Here was a kid infused with a life-force and energy so vivid and animated and in-your-face loud. In certain moods it wouldn’t have been unreasonable to find him an annoying little gobshite. Then you found out he died. It affected me more than I might have expected, because I dumbly hadn’t expected it. But if you keep going back to a children’s hospice for a few years running you are likely to encounter sad stuff.

But still… not him. Not THAT kid.

It hit hard because of where I am at personally right now, how we are thinking about babies a lot, attempting to conceive. You don’t know where this path might lead you. Awful stuff like this can happen to anyone. Much is down to dumb luck.

It can fundamentally change your life more than having healthy kids. The practicalities of the day-to-day might be wildly complex and cumbersome. You can be caring for them for much longer, until they are adults and you are nearly dead. It might feel like they have stolen your life and you resent them for it – as explored in Graham Swift’s 1996 novel and its film adaptation Last Orders. As with stupid random death, there’s no reason or rational explanation for any of it, which can be the most difficult thing to fathom. That lingering unanswerable question: why us?

Over the following hours and days my brain kept circling back to this kid. I shared some not especially good pictures of the kid to a memorial page I found on Facebook. It felt like an obvious thing to do.

***

Last night, Christmas Eve Eve, we went to a drinks and nibbles evening at the house of some friends on the other side of town. It was an unusual thing for us to socialise like this. We don’t have many friends as a couple or go out that much generally. I can’t remember the last party or social gathering I or we went to at somebody’s home.

The evening was pleasant and the people were nice. It was fun chatting to the really young kids and the not so young kids. On leaving in the middle of the evening to get back to the dog, an elderly lady called out to us from next door. She was leaving after posting Christmas cards, feeling a little wobbly. I held her hand and walked her back to her front door, a few houses away, listening to her talk. In such situations you are always unsure how weird or strange it might get. Had this been orchestrated a little more than it seemed? Had this lonely old lady been waiting on the doorstep for someone to leave the party next door? Might she invite us in? (The week’s new mini-series of The League of Gentlemen was fresh in my mind). But it didn’t get weird at all. It was fine.

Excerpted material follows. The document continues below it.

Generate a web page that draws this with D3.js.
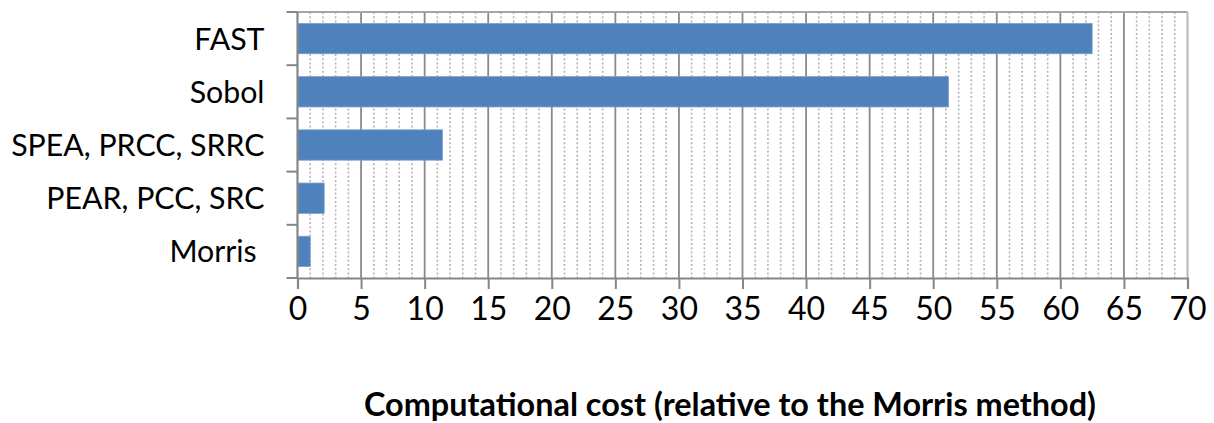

Such stuff gives me a gratifying sense of connectedness, which I suffer a marked deficit in. I work largely alone, don’t have many hobbies or socialise with anyone. I chat with dog walkers and plenty of them are quite odd. Now and then I feel this is something I should get up off my arse, be brave and address somehow. Yet I shy from it because people often irritate me, or so I tell myself. And because I don’t know quite what to do. A book club?  Football? Evening classes? Nothing really appeals.

People my age tend to have their social circle expanded through children, other parents. As of now, we have none. You see documentaries and news stories about old people who say the secret of their longevity is as much social interaction and keeping the neurons sparking, as it is exercise or diet. Basic human connectedness is important, but today it is worryingly easy to relegate, ignore, forget.